In another Psalm attributed to David, we are reminded that the Spirit’s presence is so expansive that we will never accidentally walk our way out of it:

            Where can I go from your spirit?

                        Or where can I flee from your presence?

            If I ascend to heaven, you are there;

                        if I make my bed in Sheol, you are there.

            If I take the wings of the morning

                        and settle at the farthest limits of the sea,

            Even there your hand shall lead me,

                        and your right hand shall hold me fast. (Psalm 139:7-10)

One of my favorite theologians, J?rgen Moltmann, reminds us that the Holy Spirit is God’s breath of life throughout the breadth of the created world. If the Spirit is the breath of life in all of creation, then we should expect to find God’s Spirit in many diverse ways in our life experiences: in plants, and sports, and yarn, and sunsets, and friends. And we should expect that the Spirit will show up for others in ways we don’t expect - afterall, even “other people” can’t walk out of Spirit’s presence.

Moltmann defines the experience of meeting the Spirit in creation as “an awareness of God in, with and beneath the experience of life, which gives us an assurance of God’s fellowship, friendship, and love.”[1] We Baptists are certainly a “people of the Book,” who study God’s word to find how God met our ancestors of the faith and spoke truth into their times and spaces. And we let that Scripture reading shape how we understand God at work in the world. And we also meet God where God’s Spirit shows up in our daily lives and the lives of others.  If God is creator of all that is, creativity is a sign of God’s Spirit at work in the world. If God is love, then acts of love are signs of God’s Spirit at work in the world.

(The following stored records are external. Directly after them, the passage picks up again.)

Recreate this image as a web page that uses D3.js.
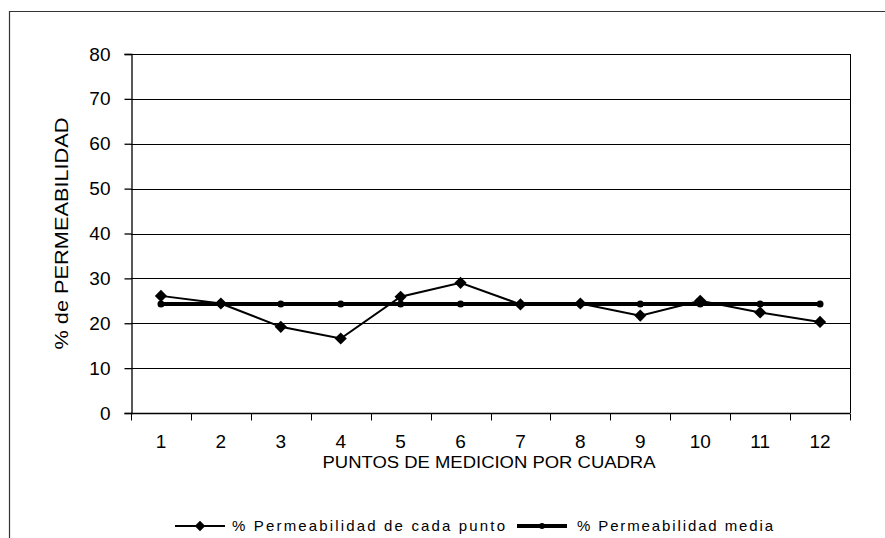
<!DOCTYPE html>
<html>
<head>
<meta charset="utf-8">
<script src="https://cdn.jsdelivr.net/npm/d3@7"></script>
<style>
  body { margin: 0; background: #fff; }
  text { font-family: "Liberation Sans", Arial, sans-serif; fill: #000; }
</style>
</head>
<body>
<div id="chart"></div>
<script>
// Data
const puntos = ["1", "2", "3", "4", "5", "6", "7", "8", "9", "10", "11", "12"];
const permCadaPunto = [26.1, 24.4, 19.2, 16.6, 25.9, 29.0, 24.2, 24.4, 21.7, 25.0, 22.4, 20.3];
const permMedia = [24.3, 24.3, 24.3, 24.3, 24.3, 24.3, 24.3, 24.3, 24.3, 24.3, 24.3, 24.3];
const yTicks = [0, 10, 20, 30, 40, 50, 60, 70, 80];

const w = 885, h = 538;
const margin = { top: 54, right: 35, bottom: 125, left: 131 };

const svg = d3.select("#chart").append("svg")
    .attr("width", w)
    .attr("height", h);

// outer frame (only top and left visible)
svg.append("path")
    .attr("d", `M9.5,${h} V11.5 H${w}`)
    .attr("fill", "none")
    .attr("stroke", "#333")
    .attr("stroke-width", 1.2);

// Scales
const x = d3.scaleBand()
    .domain(puntos)
    .range([margin.left, w - margin.right]);

const y = d3.scaleLinear()
    .domain([0, 80])
    .range([h - margin.bottom, margin.top]);

// Gridlines
svg.append("g")
    .selectAll("line")
    .data(yTicks.filter(d => d > 0))
    .enter()
    .append("line")
    .attr("x1", margin.left)
    .attr("x2", w - margin.right)
    .attr("y1", d => Math.round(y(d)) + 0.5)
    .attr("y2", d => Math.round(y(d)) + 0.5)
    .attr("stroke", "#000")
    .attr("stroke-width", 1);

// right border of plot
svg.append("line")
    .attr("x1", w - margin.right + 0.5)
    .attr("x2", w - margin.right + 0.5)
    .attr("y1", y(80))
    .attr("y2", y(0))
    .attr("stroke", "#000");

// Y axis
const yAxis = svg.append("g")
    .attr("transform", `translate(${margin.left + 0.5},0)`)
    .call(d3.axisLeft(y).tickValues(yTicks).tickSize(7).tickPadding(14));
yAxis.selectAll("text")
    .attr("font-size", 19)
    .attr("font-family", "Liberation Sans, Arial, sans-serif");
yAxis.selectAll("line, path").attr("stroke", "#000").attr("stroke-width", 1.3);

// X axis: ticks between categories
const xAxisG = svg.append("g")
    .attr("transform", `translate(0,${Math.round(y(0)) + 0.5})`);
xAxisG.append("line")
    .attr("x1", margin.left)
    .attr("x2", w - margin.right)
    .attr("stroke", "#000")
    .attr("stroke-width", 1.5);
const bounds = puntos.map(d => x(d)).concat([x(puntos[puntos.length - 1]) + x.bandwidth()]);
xAxisG.selectAll("line.tk")
    .data(bounds)
    .enter()
    .append("line")
    .attr("class", "tk")
    .attr("x1", d => Math.round(d) + 0.5)
    .attr("x2", d => Math.round(d) + 0.5)
    .attr("y1", 0)
    .attr("y2", 7)
    .attr("stroke", "#000")
    .attr("stroke-width", 1);
xAxisG.selectAll("text")
    .data(puntos)
    .enter()
    .append("text")
    .attr("x", d => x(d) + x.bandwidth() / 2)
    .attr("y", 34)
    .attr("text-anchor", "middle")
    .attr("font-size", 19)
    .text(d => d);

// Axis titles
svg.append("text")
    .attr("transform", `translate(68,${(y(0) + y(80)) / 2}) rotate(-90)`)
    .attr("text-anchor", "middle")
    .attr("font-size", 19)
    .attr("textLength", 232)
    .attr("lengthAdjust", "spacingAndGlyphs")
    .text("% de PERMEABILIDAD");

svg.append("text")
    .attr("x", 489)
    .attr("y", 468)
    .attr("text-anchor", "middle")
    .attr("font-size", 16)
    .attr("textLength", 333)
    .attr("lengthAdjust", "spacingAndGlyphs")
    .text("PUNTOS DE MEDICION POR CUADRA");

// Series lines
const cx = d => x(d) + x.bandwidth() / 2;

const lineSerie = d3.line()
    .x((d, i) => cx(puntos[i]))
    .y(d => y(d));

svg.append("path")
    .datum(permMedia)
    .attr("fill", "none")
    .attr("stroke", "#000")
    .attr("stroke-width", 4)
    .attr("d", lineSerie);

svg.append("g")
    .selectAll("circle")
    .data(permMedia)
    .enter()
    .append("circle")
    .attr("cx", (d, i) => cx(puntos[i]))
    .attr("cy", d => y(d))
    .attr("r", 3.5)
    .attr("fill", "#000");

svg.append("path")
    .datum(permCadaPunto)
    .attr("fill", "none")
    .attr("stroke", "#000")
    .attr("stroke-width", 2)
    .attr("d", lineSerie);

const diamond = d3.symbol().type(d3.symbolDiamond2).size(95);
svg.append("g")
    .selectAll("path")
    .data(permCadaPunto)
    .enter()
    .append("path")
    .attr("transform", (d, i) => `translate(${cx(puntos[i])},${y(d)})`)
    .attr("d", diamond)
    .attr("fill", "#000");

// Legend
const legend = svg.append("g");
const legendY = 526;

legend.append("line")
    .attr("x1", 175).attr("x2", 225)
    .attr("y1", legendY).attr("y2", legendY)
    .attr("stroke", "#000").attr("stroke-width", 2);
legend.append("path")
    .attr("transform", `translate(200,${legendY})`)
    .attr("d", d3.symbol().type(d3.symbolDiamond2).size(70))
    .attr("fill", "#000");
legend.append("text")
    .attr("x", 232).attr("y", legendY + 5)
    .attr("font-family", "Liberation Mono, Courier New, monospace")
    .attr("font-size", 15)
    .attr("textLength", 273)
    .attr("lengthAdjust", "spacing")
    .text("% Permeabilidad de cada punto");

legend.append("line")
    .attr("x1", 517).attr("x2", 567)
    .attr("y1", legendY).attr("y2", legendY)
    .attr("stroke", "#000").attr("stroke-width", 4);
legend.append("circle")
    .attr("cx", 542).attr("cy", legendY)
    .attr("r", 3)
    .attr("fill", "#000");
legend.append("text")
    .attr("x", 577).attr("y", legendY + 5)
    .attr("font-family", "Liberation Mono, Courier New, monospace")
    .attr("font-size", 15)
    .attr("textLength", 196)
    .attr("lengthAdjust", "spacing")
    .text("% Permeabilidad media");
</script>
</body>
</html>
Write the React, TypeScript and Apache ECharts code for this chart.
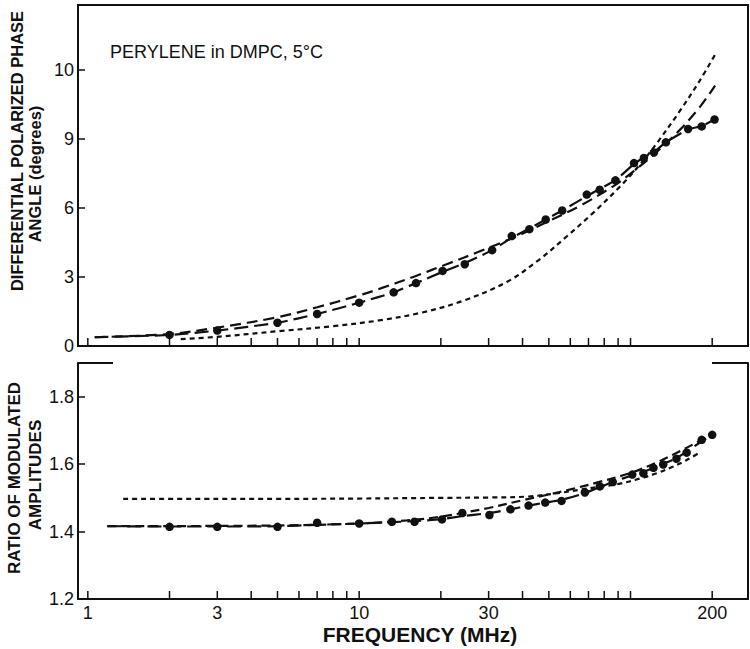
import React, { useEffect, useRef } from "react";
import * as echarts from "echarts";

// ---------- data ----------
// Upper panel: differential polarized phase angle (degrees)
const phaseDataFreq = [2, 3, 5, 7, 10, 13.4, 16.2, 20.3, 24.5, 30.9, 36.5, 42.4, 48.7, 56, 69, 77, 88, 103, 112, 122, 135, 163, 183, 204];
const phaseDataValues = [0.48, 0.67, 1.01, 1.39, 1.88, 2.33, 2.73, 3.26, 3.55, 4.16, 4.77, 5.07, 5.49, 5.88, 6.57, 6.78, 7.19, 7.94, 8.16, 8.4, 8.84, 9.42, 9.53, 9.83];

const phaseFitAFreq = [1.06, 2, 3, 5, 7, 10, 13.4, 16.2, 20.3, 24.5, 30.9, 36.5, 42.4, 48.7, 56, 69, 77, 88, 103, 112, 122, 135, 163, 183, 204];
const phaseFitAValues = [0.38, 0.48, 0.67, 1.01, 1.39, 1.88, 2.33, 2.73, 3.22, 3.6, 4.16, 4.7, 5.1, 5.49, 5.88, 6.5, 6.82, 7.2, 7.9, 8.18, 8.42, 8.84, 9.4, 9.55, 9.83];

const phaseFitBFreq = [1.06, 2, 3, 5, 7, 10, 12, 16, 21, 28, 37, 50, 65, 86, 102, 121, 152, 180, 205];
const phaseFitBValues = [0.38, 0.52, 0.8, 1.25, 1.68, 2.2, 2.5, 3.02, 3.55, 4.12, 4.7, 5.42, 6.08, 6.92, 7.56, 8.28, 9.38, 10.37, 11.3];

const phaseFitCFreq = [2.2, 3, 5, 8, 12, 17, 24, 35, 46, 58, 73, 92, 109, 125, 152, 180, 206];
const phaseFitCValues = [0.3, 0.4, 0.64, 0.86, 1.12, 1.45, 1.95, 2.78, 3.74, 4.74, 5.79, 6.95, 7.91, 8.8, 10.2, 11.52, 12.69];

// Lower panel: ratio of modulated amplitudes
const ratioDataFreq = [2, 3, 5, 7, 10, 13.2, 16, 20.2, 24, 30.2, 36.1, 42.1, 48.5, 55.7, 67.9, 77.1, 86, 101.5, 111.5, 121.5, 132, 147.7, 161, 183, 200];
const ratioDataValues = [1.414, 1.414, 1.414, 1.426, 1.424, 1.429, 1.429, 1.436, 1.455, 1.449, 1.466, 1.477, 1.486, 1.491, 1.516, 1.534, 1.547, 1.569, 1.573, 1.589, 1.599, 1.616, 1.634, 1.672, 1.687];

const ratioFitAFreq = [1.18, 2, 3, 5, 7, 10, 13.2, 16, 20.2, 24, 30.2, 36.1, 42.1, 48.5, 55.7, 67.9, 77.1, 86, 101.5, 111.5, 121.5, 132, 147.7, 161, 183, 200];
const ratioFitAValues = [1.416, 1.415, 1.415, 1.416, 1.42, 1.424, 1.428, 1.431, 1.437, 1.446, 1.455, 1.466, 1.477, 1.486, 1.494, 1.514, 1.532, 1.547, 1.567, 1.577, 1.589, 1.601, 1.618, 1.637, 1.668, 1.687];

const ratioFitBFreq = [1.18, 5, 10, 15, 20, 25, 30, 40, 50, 60, 75, 100, 125, 150, 175, 200];
const ratioFitBValues = [1.416, 1.418, 1.424, 1.433, 1.444, 1.458, 1.47, 1.493, 1.51, 1.525, 1.545, 1.574, 1.605, 1.636, 1.664, 1.69];

const ratioFitCFreq = [1.35, 3, 5, 10, 20, 30, 42, 55, 65, 77, 90, 108, 125, 143, 160, 177];
const ratioFitCValues = [1.497, 1.497, 1.497, 1.498, 1.5, 1.501, 1.504, 1.515, 1.524, 1.533, 1.541, 1.557, 1.573, 1.592, 1.611, 1.631];

// Axes
const xTickValues = [1, 2, 3, 4, 5, 6, 7, 8, 9, 10, 20, 30, 40, 50, 60, 70, 80, 90, 100, 200];
const xLabelValues = [1, 3, 10, 30, 200];
const xLabelTexts = ["1", "3", "10", "30", "200"];
const phaseTicks = [0, 3, 6, 9, 12];
const phaseTickLabels = ["0", "3", "6", "9", "10"];
const ratioTicks = [1.2, 1.4, 1.6, 1.8];
const ratioTickLabels = ["1.2", "1.4", "1.6", "1.8"];

const annotation = "PERYLENE in DMPC, 5°C";
const phaseTitle1 = "DIFFERENTIAL POLARIZED PHASE";
const phaseTitle2 = "ANGLE (degrees)";
const ratioTitle1 = "RATIO OF MODULATED";
const ratioTitle2 = "AMPLITUDES";
const xTitle = "FREQUENCY (MHz)";

// ---------- styling ----------
const INK = "#111";
const FONT = '"Liberation Sans", Arial, Helvetica, sans-serif';
const X_MIN = 0.92;
const X_MAX = 271;
const PHASE_MIN = 0;
const PHASE_MAX = 14.8;
const RATIO_MIN = 1.2;
const RATIO_MAX = 1.9;

const pairs = (xs: number[], ys: number[]) => xs.map((x, i) => [x, ys[i]]);

const labelFor = (ticks: number[], labels: string[]) => (v: number) => {
  const i = ticks.findIndex((t) => Math.abs(t - v) < 1e-6);
  return i >= 0 ? labels[i] : "";
};

const lineSeries = (name: string, data: number[][], dash: number[], axis: number, smooth = 0.35) => ({
  name,
  type: "line",
  xAxisIndex: axis,
  yAxisIndex: axis,
  data,
  smooth,
  symbol: "none",
  silent: true,
  lineStyle: { color: INK, width: 2.2, type: dash, opacity: 1 },
  z: 3,
});

const dotSeries = (name: string, data: number[][], axis: number) => ({
  name,
  type: "scatter",
  xAxisIndex: axis,
  yAxisIndex: axis,
  data,
  symbol: "circle",
  symbolSize: 8.5,
  silent: true,
  itemStyle: { color: INK, opacity: 1 },
  z: 4,
});

const tickSeries = (axis: number, yBase: number) => ({
  type: "custom",
  xAxisIndex: axis,
  yAxisIndex: axis,
  silent: true,
  data: xTickValues.map((v) => [v, yBase]),
  renderItem: (_params: any, api: any) => {
    const p = api.coord([api.value(0), api.value(1)]);
    return {
      type: "line",
      shape: { x1: p[0], y1: p[1], x2: p[0], y2: p[1] - 8 },
      style: { stroke: INK, lineWidth: 1.5 },
    };
  },
  z: 5,
});

const xLabelSeries = {
  type: "custom",
  xAxisIndex: 1,
  yAxisIndex: 1,
  silent: true,
  data: xLabelValues.map((v) => [v, RATIO_MIN]),
  renderItem: (params: any, api: any) => {
    const p = api.coord([api.value(0), api.value(1)]);
    return {
      type: "text",
      x: p[0],
      y: p[1] + 14,
      style: {
        text: xLabelTexts[params.dataIndex],
        fill: INK,
        fontSize: 18,
        fontFamily: FONT,
        align: "center",
        verticalAlign: "middle",
        textAlign: "center",
        textVerticalAlign: "middle",
      },
    };
  },
  z: 5,
};

const vText = (text: string, x: number, y: number, size: number) => ({
  type: "text",
  x,
  y,
  rotation: Math.PI / 2,
  style: {
    text,
    fill: INK,
    fontSize: size,
    fontWeight: "bold",
    fontFamily: FONT,
    align: "center",
    verticalAlign: "middle",
    textAlign: "center",
    textVerticalAlign: "middle",
  },
});

const yAxisCommon = {
  type: "value",
  axisLine: { show: true, lineStyle: { color: INK, width: 2 } },
  axisTick: { show: true, inside: true, length: 7, lineStyle: { color: INK, width: 1.5 } },
  splitLine: { show: false },
};

const option = {
  animation: false,
  backgroundColor: "#fff",
  grid: [
    { left: 78, top: 5, width: 670, height: 341, show: true, borderColor: INK, borderWidth: 2, backgroundColor: "transparent" },
    { left: 78, top: 363, width: 670, height: 236, show: false },
  ],
  xAxis: [
    {
      type: "log",
      gridIndex: 0,
      min: X_MIN,
      max: X_MAX,
      axisLine: { show: true, onZero: false, lineStyle: { color: INK, width: 2 } },
      axisTick: { show: false },
      axisLabel: { show: false },
      splitLine: { show: false },
      minorTick: { show: false },
    },
    {
      type: "log",
      gridIndex: 1,
      min: X_MIN,
      max: X_MAX,
      axisLine: { show: true, onZero: false, lineStyle: { color: INK, width: 2 } },
      axisTick: { show: false },
      axisLabel: { show: false },
      splitLine: { show: false },
      minorTick: { show: false },
    },
  ],
  yAxis: [
    {
      ...yAxisCommon,
      gridIndex: 0,
      min: PHASE_MIN,
      max: PHASE_MAX,
      interval: 3,
      axisLabel: {
        formatter: labelFor(phaseTicks, phaseTickLabels),
        color: INK,
        fontSize: 18,
        fontFamily: FONT,
        margin: 4,
        showMaxLabel: false,
      },
    },
    {
      ...yAxisCommon,
      gridIndex: 1,
      min: RATIO_MIN,
      max: RATIO_MAX,
      interval: 0.2,
      axisLabel: {
        formatter: labelFor(ratioTicks, ratioTickLabels),
        color: INK,
        fontSize: 18,
        fontFamily: FONT,
        margin: 4,
        showMaxLabel: false,
      },
    },
    {
      type: "value",
      gridIndex: 1,
      position: "right",
      min: RATIO_MIN,
      max: RATIO_MAX,
      interval: 0.2,
      axisLine: { show: true, lineStyle: { color: INK, width: 2 } },
      axisTick: { show: false },
      axisLabel: { show: false },
      splitLine: { show: false },
    },
  ],
  graphic: [
    {
      type: "text",
      left: 110,
      top: 43,
      style: { text: annotation, fill: INK, fontSize: 18, fontFamily: FONT },
    },
    vText(phaseTitle1, 17, 151, 16.5),
    vText(phaseTitle2, 35, 174, 16.5),
    vText(ratioTitle1, 14, 478, 17),
    vText(ratioTitle2, 35, 475, 17),
    {
      type: "text",
      x: 420,
      y: 634,
      style: {
        text: xTitle,
        fill: INK,
        fontSize: 21,
        fontWeight: "bold",
        fontFamily: FONT,
        align: "center",
        verticalAlign: "middle",
        textAlign: "center",
        textVerticalAlign: "middle",
      },
    },
    { type: "line", shape: { x1: 78, y1: 363, x2: 113, y2: 363 }, style: { stroke: INK, lineWidth: 2 } },
    { type: "line", shape: { x1: 712, y1: 363, x2: 748, y2: 363 }, style: { stroke: INK, lineWidth: 2 } },
  ],
  series: [
    lineSeries("phase fit A", pairs(phaseFitAFreq, phaseFitAValues), [14, 6], 0, 0.2),
    lineSeries("phase fit B", pairs(phaseFitBFreq, phaseFitBValues), [11, 6], 0),
    lineSeries("phase fit C", pairs(phaseFitCFreq, phaseFitCValues), [5, 4], 0),
    dotSeries("phase data", pairs(phaseDataFreq, phaseDataValues), 0),
    lineSeries("ratio fit A", pairs(ratioFitAFreq, ratioFitAValues), [14, 6], 1, 0.2),
    lineSeries("ratio fit B", pairs(ratioFitBFreq, ratioFitBValues), [9, 5], 1),
    lineSeries("ratio fit C", pairs(ratioFitCFreq, ratioFitCValues), [5, 4], 1),
    dotSeries("ratio data", pairs(ratioDataFreq, ratioDataValues), 1),
    tickSeries(0, PHASE_MIN),
    tickSeries(1, RATIO_MIN),
    xLabelSeries,
  ],
};

export default function App() {
  const ref = useRef<HTMLDivElement>(null);
  useEffect(() => {
    if (!ref.current) return;
    const chart = echarts.init(ref.current, null, { renderer: "svg" });
    chart.setOption(option as any);
    return () => chart.dispose();
  }, []);
  return (
    <div
      ref={ref}
      style={{ position: "fixed", left: 0, top: 0, width: 750, height: 649, background: "#fff" }}
    />
  );
}
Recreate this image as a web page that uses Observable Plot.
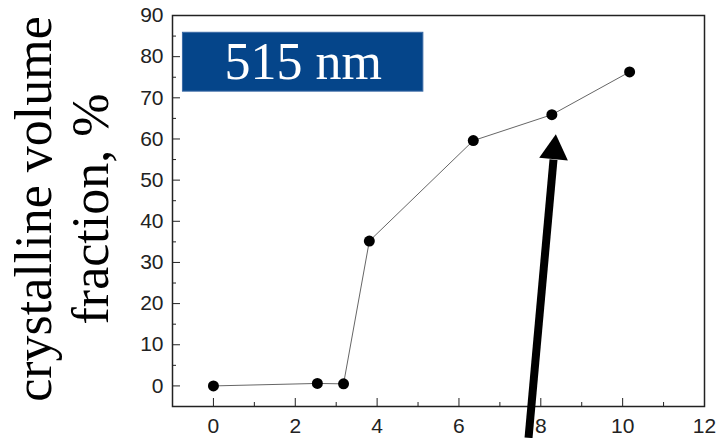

This week, as you go about your work, pay attention to the signs of God’s presence amongst us. And when you happen upon any signs of God’s presence, take a deep breath, breathing in the Spirit that enlivens this world, and give thanks for all God’s work.

Come Spirit, meet us here!

Blessings,

Pastor Amy



[1] J?rgen Moltmann, The Spirit of Life: A Universal Affirmation, trans. Margaret Kohl (Minneapolis: Fortress, 2001), 17.